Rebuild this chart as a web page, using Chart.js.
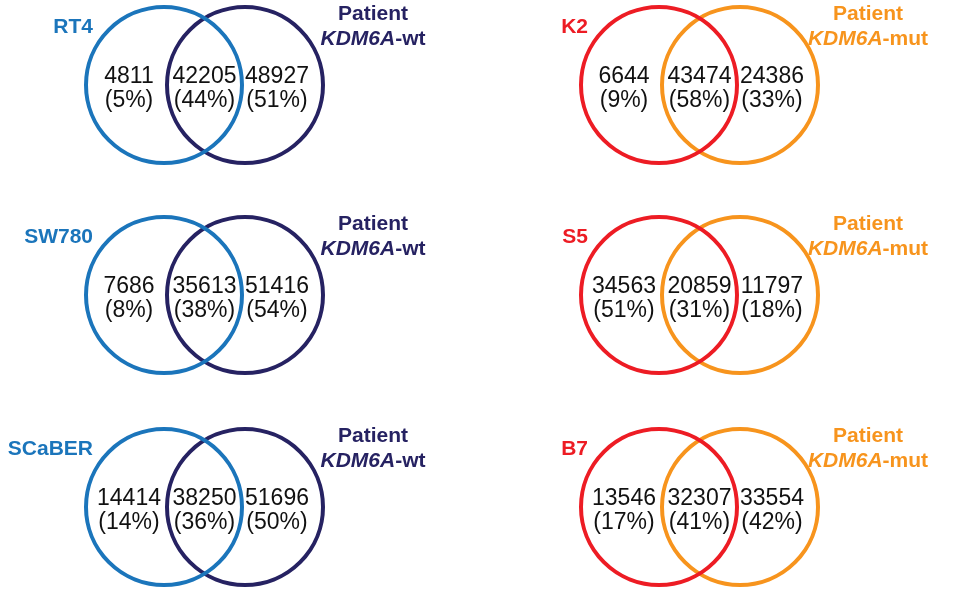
<!DOCTYPE html>
<html>
<head>
<meta charset="utf-8">
<style>
html,body{margin:0;padding:0;background:#ffffff;overflow:hidden}
#wrap{width:966px;height:596px;position:relative}
canvas{display:block}
</style>
<script src="https://cdn.jsdelivr.net/npm/chart.js@4.4.1/dist/chart.umd.min.js"></script>
</head>
<body>
<div id="wrap"><canvas id="c" width="966" height="596"></canvas></div>
<script>
// ---- data ----
const cellLines     = ['RT4', 'SW780', 'SCaBER', 'K2', 'S5', 'B7'];
const patientGroups = ['KDM6A-wt', 'KDM6A-wt', 'KDM6A-wt', 'KDM6A-mut', 'KDM6A-mut', 'KDM6A-mut'];
const cellOnly      = [4811, 7686, 14414, 6644, 34563, 13546];
const shared        = [42205, 35613, 38250, 43474, 20859, 32307];
const patientOnly   = [48927, 51416, 51696, 24386, 11797, 33554];
const cellOnlyPct   = [5, 8, 14, 9, 51, 17];
const sharedPct     = [44, 38, 36, 58, 31, 41];
const patientPct    = [51, 54, 50, 33, 18, 42];

// ---- layout / style ----
const colCellX    = [164, 659];   // axis units (== px)
const colPatientX = [245, 740];
const rowY        = [85, 295, 507];
const circleR     = 78;
const cellColors    = ['#1b75bb', '#ed1c24'];
const patientColors = ['#262262', '#f7941d'];
const FONT = '"Liberation Sans", Arial, Helvetica, sans-serif';

function panelPos(i) {
  const col = i < 3 ? 0 : 1;
  const row = i % 3;
  return { col, row, cx1: colCellX[col], cx2: colPatientX[col], cy: rowY[row] };
}

const cellCircles = cellLines.map((_, i) => {
  const p = panelPos(i);
  return { x: p.cx1, y: p.cy, r: circleR };
});
const patientCircles = cellLines.map((_, i) => {
  const p = panelPos(i);
  return { x: p.cx2, y: p.cy, r: circleR };
});

const textPlugin = {
  id: 'vennText',
  afterDatasetsDraw(chart) {
    const ctx = chart.ctx;
    const xs = chart.scales.x, ys = chart.scales.y;
    ctx.save();
    cellLines.forEach((name, i) => {
      const p = panelPos(i);
      const x1 = xs.getPixelForValue(p.cx1);
      const x2 = xs.getPixelForValue(p.cx2);
      const cy = ys.getPixelForValue(p.cy);
      // counts
      ctx.fillStyle = '#111111';
      ctx.textAlign = 'center';
      ctx.textBaseline = 'alphabetic';
      ctx.font = '23px ' + FONT;
      const xa = x1 - 35, xb = (x1 + x2) / 2, xc = x2 + 32;
      ctx.fillText(String(cellOnly[i]), xa, cy - 2);
      ctx.fillText(String(shared[i]), xb, cy - 2);
      ctx.fillText(String(patientOnly[i]), xc, cy - 2);
      ctx.fillText('(' + cellOnlyPct[i] + '%)', xa, cy + 21.5);
      ctx.fillText('(' + sharedPct[i] + '%)', xb, cy + 21.5);
      ctx.fillText('(' + patientPct[i] + '%)', xc, cy + 21.5);
      // cell line label
      ctx.font = 'bold 21px ' + FONT;
      ctx.fillStyle = cellColors[p.col];
      ctx.textAlign = 'right';
      ctx.fillText(name, x1 - 71, cy - 52);
      // patient label
      const lx = x2 + 128;
      ctx.fillStyle = patientColors[p.col];
      ctx.textAlign = 'center';
      ctx.fillText('Patient', lx, cy - 65.5);
      const parts = patientGroups[i].split('-');
      const italicPart = parts[0];
      const restPart = '-' + parts.slice(1).join('-');
      ctx.font = 'italic bold 21px ' + FONT;
      const w1 = ctx.measureText(italicPart).width;
      ctx.font = 'bold 21px ' + FONT;
      const w2 = ctx.measureText(restPart).width;
      const start = lx - (w1 + w2) / 2;
      ctx.textAlign = 'left';
      ctx.font = 'italic bold 21px ' + FONT;
      ctx.fillText(italicPart, start, cy - 40);
      ctx.font = 'bold 21px ' + FONT;
      ctx.fillText(restPart, start + w1, cy - 40);
    });
    ctx.restore();
  }
};

new Chart(document.getElementById('c'), {
  type: 'bubble',
  data: {
    datasets: [
      {
        label: 'Cell line',
        data: cellCircles,
        backgroundColor: 'rgba(0,0,0,0)',
        borderColor: cellLines.map((_, i) => cellColors[panelPos(i).col]),
        borderWidth: 4,
        hoverRadius: 0,
        hoverBorderWidth: 4,
        clip: false
      },
      {
        label: 'Patient',
        data: patientCircles,
        backgroundColor: 'rgba(0,0,0,0)',
        borderColor: cellLines.map((_, i) => patientColors[panelPos(i).col]),
        borderWidth: 4,
        hoverRadius: 0,
        hoverBorderWidth: 4,
        clip: false
      }
    ]
  },
  options: {
    responsive: false,
    animation: false,
    devicePixelRatio: 1,
    events: [],
    layout: { padding: 0, autoPadding: false },
    scales: {
      x: { type: 'linear', min: 0, max: 966, display: false },
      y: { type: 'linear', min: 0, max: 596, reverse: true, display: false }
    },
    plugins: { legend: { display: false }, tooltip: { enabled: false }, title: { display: false } }
  },
  plugins: [textPlugin]
});
</script>
</body>
</html>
========================
What you need to do: Restate the data above word for word. Skip every picture.

Finished exercise:
Rebuild this chart as a web page, using Chart.js.
<!DOCTYPE html>
<html>
<head>
<meta charset="utf-8">
<style>
html,body{margin:0;padding:0;background:#ffffff;overflow:hidden}
#wrap{width:966px;height:596px;position:relative}
canvas{display:block}
</style>
<script src="https://cdn.jsdelivr.net/npm/chart.js@4.4.1/dist/chart.umd.min.js"></script>
</head>
<body>
<div id="wrap"><canvas id="c" width="966" height="596"></canvas></div>
<script>
// ---- data ----
const cellLines     = ['RT4', 'SW780', 'SCaBER', 'K2', 'S5', 'B7'];
const patientGroups = ['KDM6A-wt', 'KDM6A-wt', 'KDM6A-wt', 'KDM6A-mut', 'KDM6A-mut', 'KDM6A-mut'];
const cellOnly      = [4811, 7686, 14414, 6644, 34563, 13546];
const shared        = [42205, 35613, 38250, 43474, 20859, 32307];
const patientOnly   = [48927, 51416, 51696, 24386, 11797, 33554];
const cellOnlyPct   = [5, 8, 14, 9, 51, 17];
const sharedPct     = [44, 38, 36, 58, 31, 41];
const patientPct    = [51, 54, 50, 33, 18, 42];

// ---- layout / style ----
const colCellX    = [164, 659];   // axis units (== px)
const colPatientX = [245, 740];
const rowY        = [85, 295, 507];
const circleR     = 78;
const cellColors    = ['#1b75bb', '#ed1c24'];
const patientColors = ['#262262', '#f7941d'];
const FONT = '"Liberation Sans", Arial, Helvetica, sans-serif';

function panelPos(i) {
  const col = i < 3 ? 0 : 1;
  const row = i % 3;
  return { col, row, cx1: colCellX[col], cx2: colPatientX[col], cy: rowY[row] };
}

const cellCircles = cellLines.map((_, i) => {
  const p = panelPos(i);
  return { x: p.cx1, y: p.cy, r: circleR };
});
const patientCircles = cellLines.map((_, i) => {
  const p = panelPos(i);
  return { x: p.cx2, y: p.cy, r: circleR };
});

const textPlugin = {
  id: 'vennText',
  afterDatasetsDraw(chart) {
    const ctx = chart.ctx;
    const xs = chart.scales.x, ys = chart.scales.y;
    ctx.save();
    cellLines.forEach((name, i) => {
      const p = panelPos(i);
      const x1 = xs.getPixelForValue(p.cx1);
      const x2 = xs.getPixelForValue(p.cx2);
      const cy = ys.getPixelForValue(p.cy);
      // counts
      ctx.fillStyle = '#111111';
      ctx.textAlign = 'center';
      ctx.textBaseline = 'alphabetic';
      ctx.font = '23px ' + FONT;
      const xa = x1 - 35, xb = (x1 + x2) / 2, xc = x2 + 32;
      ctx.fillText(String(cellOnly[i]), xa, cy - 2);
      ctx.fillText(String(shared[i]), xb, cy - 2);
      ctx.fillText(String(patientOnly[i]), xc, cy - 2);
      ctx.fillText('(' + cellOnlyPct[i] + '%)', xa, cy + 21.5);
      ctx.fillText('(' + sharedPct[i] + '%)', xb, cy + 21.5);
      ctx.fillText('(' + patientPct[i] + '%)', xc, cy + 21.5);
      // cell line label
      ctx.font = 'bold 21px ' + FONT;
      ctx.fillStyle = cellColors[p.col];
      ctx.textAlign = 'right';
      ctx.fillText(name, x1 - 71, cy - 52);
      // patient label
      const lx = x2 + 128;
      ctx.fillStyle = patientColors[p.col];
      ctx.textAlign = 'center';
      ctx.fillText('Patient', lx, cy - 65.5);
      const parts = patientGroups[i].split('-');
      const italicPart = parts[0];
      const restPart = '-' + parts.slice(1).join('-');
      ctx.font = 'italic bold 21px ' + FONT;
      const w1 = ctx.measureText(italicPart).width;
      ctx.font = 'bold 21px ' + FONT;
      const w2 = ctx.measureText(restPart).width;
      const start = lx - (w1 + w2) / 2;
      ctx.textAlign = 'left';
      ctx.font = 'italic bold 21px ' + FONT;
      ctx.fillText(italicPart, start, cy - 40);
      ctx.font = 'bold 21px ' + FONT;
      ctx.fillText(restPart, start + w1, cy - 40);
    });
    ctx.restore();
  }
};

new Chart(document.getElementById('c'), {
  type: 'bubble',
  data: {
    datasets: [
      {
        label: 'Cell line',
        data: cellCircles,
        backgroundColor: 'rgba(0,0,0,0)',
        borderColor: cellLines.map((_, i) => cellColors[panelPos(i).col]),
        borderWidth: 4,
        hoverRadius: 0,
        hoverBorderWidth: 4,
        clip: false
      },
      {
        label: 'Patient',
        data: patientCircles,
        backgroundColor: 'rgba(0,0,0,0)',
        borderColor: cellLines.map((_, i) => patientColors[panelPos(i).col]),
        borderWidth: 4,
        hoverRadius: 0,
        hoverBorderWidth: 4,
        clip: false
      }
    ]
  },
  options: {
    responsive: false,
    animation: false,
    devicePixelRatio: 1,
    events: [],
    layout: { padding: 0, autoPadding: false },
    scales: {
      x: { type: 'linear', min: 0, max: 966, display: false },
      y: { type: 'linear', min: 0, max: 596, reverse: true, display: false }
    },
    plugins: { legend: { display: false }, tooltip: { enabled: false }, title: { display: false } }
  },
  plugins: [textPlugin]
});
</script>
</body>
</html>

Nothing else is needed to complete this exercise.